According to industry estimates, nearly 2,000 flights now pass through Afghan airspace each week roughly five times more than a year ago. With a reported overflight fee of about $700 per aircraft, this translates to approximately $1.4 million in weekly revenue, or more than $70 million on an annualized basis.

The surge follows significant adjustments to international flight routes driven by ongoing conflicts in other regions. Airspace restrictions linked to the war in Ukraine to the north, combined with instability in parts of the Middle East, have narrowed traditional corridors between Europe and Asia. As a result, airlines have increasingly turned to routes over Afghanistan and other countries, such as Saudi Arabia and Turkmenistan, to maintain efficient connections.

Charging for the use of national airspace is standard international practice. These fees often referred to as route charges are typically calculated based on distance flown and aircraft weight. In Europe, for example, they are coordinated through organizations like Eurocontrol and distributed to national air navigation service providers, including Switzerland’s Skyguide, to support air traffic management and infrastructure.

Afghanistan currently applies a flat fee per aircraft a simplified structure that has been in place since 2017. By comparison, countries such as Saudi Arabia calculate overflight charges based on distance and aircraft weight, with average fees reported at around $800 per flight.
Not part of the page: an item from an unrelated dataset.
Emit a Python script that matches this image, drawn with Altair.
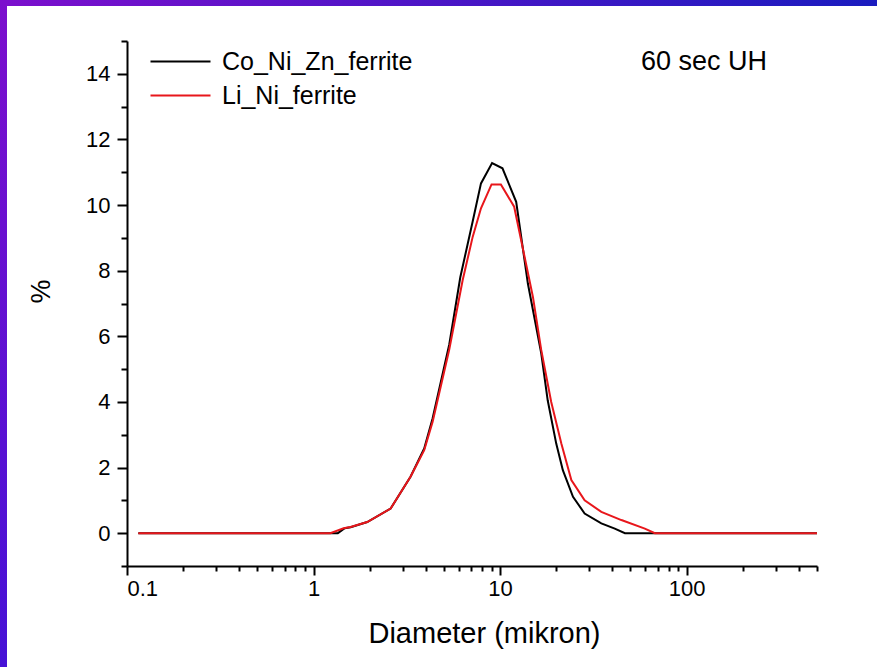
import altair as alt
import pandas as pd

FONT = "Liberation Sans"

series_names = ["Co_Ni_Zn_ferrite", "Li_Ni_ferrite"]
series_colors = ["#000000", "#e8161b"]

co_x = [0.115, 1.35, 1.47, 1.58, 1.94, 2.59, 3.31, 3.92, 4.35, 5.34, 6.12, 7.13, 7.9, 9.06,
        10.3, 12.2, 14.1, 16.6, 18.0, 20.0, 21.7, 24.6, 28.4, 34.9, 41.2, 46.7, 500]
co_y = [0, 0, 0.15, 0.18, 0.34, 0.75, 1.72, 2.58, 3.5, 5.75, 7.8, 9.5, 10.66, 11.28,
        11.12, 10.1, 7.6, 5.5, 4.05, 2.73, 1.92, 1.11, 0.6, 0.3, 0.14, 0, 0]

li_x = [0.115, 1.23, 1.45, 1.58, 1.94, 2.59, 3.31, 3.92, 4.35, 5.34, 6.3, 7.13, 7.9, 9.0,
        10.1, 11.9, 15.0, 16.6, 18.8, 21.3, 24.1, 28.4, 34.9, 44.7, 59.7, 67.6, 500]
li_y = [0, 0, 0.15, 0.19, 0.34, 0.75, 1.72, 2.53, 3.4, 5.6, 7.71, 9.03, 9.9, 10.63,
        10.63, 9.95, 7.2, 5.6, 4.0, 2.73, 1.62, 1.0, 0.65, 0.4, 0.14, 0, 0]

x_major = [0.1, 1, 10, 100]
x_minor = [0.2, 0.3, 0.4, 0.5, 0.6, 0.7, 0.8, 0.9,
           2, 3, 4, 5, 6, 7, 8, 9,
           20, 30, 40, 50, 60, 70, 80, 90,
           200, 300, 400, 500]
y_major = [0, 2, 4, 6, 8, 10, 12, 14]
y_minor = [-1, 1, 3, 5, 7, 9, 11, 13, 15]

annotation = "60 sec UH"

co = pd.DataFrame({"x": co_x, "y": co_y, "series": series_names[0]})
li = pd.DataFrame({"x": li_x, "y": li_y, "series": series_names[1]})

xscale = alt.Scale(type="log", domain=[0.1, 500], nice=False)
yscale = alt.Scale(domain=[-1, 15], nice=False, zero=False)
cscale = alt.Scale(domain=series_names, range=series_colors)

legend = alt.Legend(
    title=None, orient="none", legendX=41, legendY=8,
    symbolType="M-4,0H4", symbolSize=225, symbolStrokeWidth=2,
    labelFont=FONT, labelFontSize=25, labelColor="black", labelLimit=500,
    labelOffset=29, rowPadding=8,
)

x_axis = alt.Axis(
    values=x_major, format="~g", tickSize=9, tickWidth=2, tickColor="black",
    domainColor="black", domainWidth=2, grid=False,
    labelFont=FONT, labelFontSize=22, labelColor="black", labelPadding=3,
    title="Diameter (mikron)", titleFont=FONT, titleFontSize=29, titleFontWeight="normal",
    titleColor="black", titleX=357, titleY=67, titleBaseline="middle", titleAlign="center",
    orient="bottom",
)
y_axis = alt.Axis(
    values=y_major, tickSize=10, tickWidth=2, tickColor="black",
    domainColor="black", domainWidth=2, grid=False,
    labelFont=FONT, labelFontSize=22, labelColor="black", labelPadding=7,
    title="%", titleFont=FONT, titleFontSize=27, titleFontWeight="normal",
    titleColor="black", titleX=-86, titleY=250, titleBaseline="middle", titleAlign="center",
    orient="left",
)
x_axis_minor = alt.Axis(
    values=x_minor, labels=False, tickSize=5, tickWidth=2, tickColor="black",
    domain=False, grid=False, title=None, orient="bottom",
)
y_axis_minor = alt.Axis(
    values=y_minor, labels=False, tickSize=6, tickWidth=2, tickColor="black",
    domain=False, grid=False, title=None, orient="left",
)

line_co = alt.Chart(co).mark_line(strokeWidth=2).encode(
    x=alt.X("x:Q", scale=xscale, axis=x_axis),
    y=alt.Y("y:Q", scale=yscale, axis=y_axis),
    color=alt.Color("series:N", scale=cscale, legend=legend),
)
line_li = alt.Chart(li).mark_line(strokeWidth=2).encode(
    x=alt.X("x:Q", scale=xscale, axis=None),
    y=alt.Y("y:Q", scale=yscale, axis=None),
    color=alt.Color("series:N", scale=cscale, legend=legend),
)
minor = alt.Chart(co).mark_line(opacity=0).encode(
    x=alt.X("x:Q", scale=xscale, axis=x_axis_minor),
    y=alt.Y("y:Q", scale=yscale, axis=y_axis_minor),
)

one = pd.DataFrame({"label": [annotation]})
note = alt.Chart(one).mark_text(
    font=FONT, fontSize=27, color="black", align="left", baseline="middle"
).encode(text="label:N", x=alt.value(514), y=alt.value(21))

top_grad = alt.Gradient(
    gradient="linear", x1=0, y1=0, x2=1, y2=0,
    stops=[alt.GradientStop(color="#7c0fcd", offset=0),
           alt.GradientStop(color="#1a1cbf", offset=1)],
)
left_grad = alt.Gradient(
    gradient="linear", x1=0, y1=0, x2=0, y2=1,
    stops=[alt.GradientStop(color="#7c0fcd", offset=0),
           alt.GradientStop(color="#4612d6", offset=1)],
)
frame_top = alt.Chart(one).mark_rect(color=top_grad).encode(
    x=alt.value(-127), x2=alt.value(750), y=alt.value(-41), y2=alt.value(-35)
)
frame_left = alt.Chart(one).mark_rect(color=left_grad).encode(
    x=alt.value(-127), x2=alt.value(-120), y=alt.value(-41), y2=alt.value(626)
)

chart = alt.layer(frame_top, frame_left, line_co, line_li, minor, note).resolve_axis(
    x="independent", y="independent"
).properties(
    width=690, height=525,
    padding={"left": 127, "top": 41, "right": 60, "bottom": 101},
    autosize=alt.AutoSizeParams(type="none"),
    background="white",
).configure_view(stroke=None)

chart.save("out.html", embed_options={"renderer": "svg", "actions": False})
Aviation experts note that while overflight arrangements are functioning, operational procedures in Afghan airspace differ from those in more developed systems. Airlines are required to submit flight plans well in advance and maintain close coordination while transiting the area. Some carriers have also reported that communication with Afghan air traffic control remains efficient but less automated than in neighboring jurisdictions.

Beyond routing, broader regional tensions have directly affected airline operations. Several carriers have suspended or reduced services to destinations in parts of the Middle East. Switzerland’s national carrier, Swiss International Air Lines, has confirmed ongoing cancellations to destinations such as Dubai and Tel Aviv. Travel company TUI Suisse has also temporarily scaled back offerings to several countries in the region, citing shifting demand and operational considerations.
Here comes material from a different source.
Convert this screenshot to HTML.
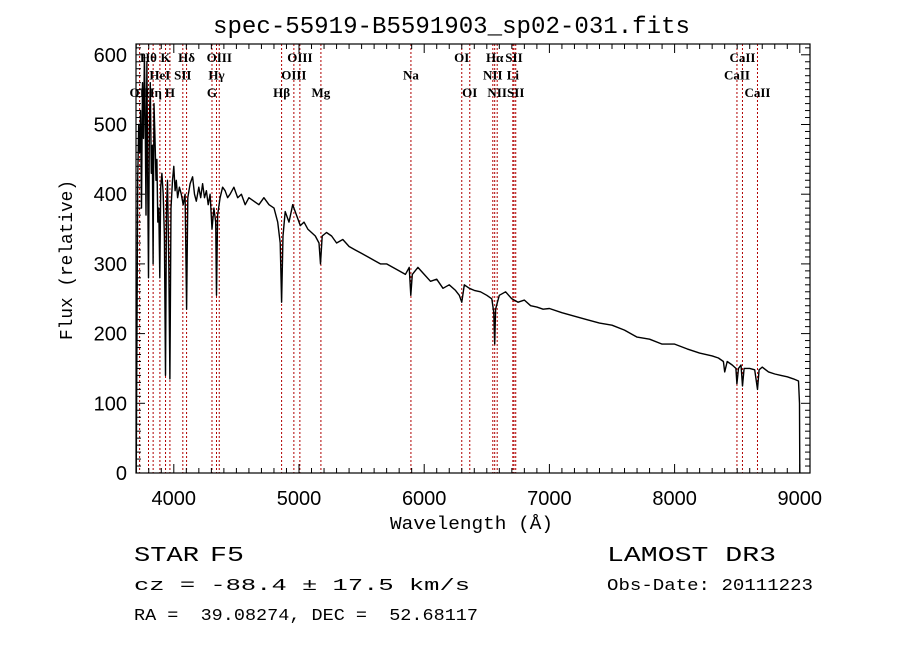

Industry observers say passenger demand is now trending toward alternative destinations, including parts of Southern Europe and the Caribbean, as travel patterns continue to adapt to the evolving geopolitical situation.

For Afghanistan, the windfall from overflight fees offers a rare economic bright spot. However, questions remain over how the revenue is managed and whether international monitoring mechanisms are in place issues that are likely to draw continued scrutiny as more airlines return to its skies.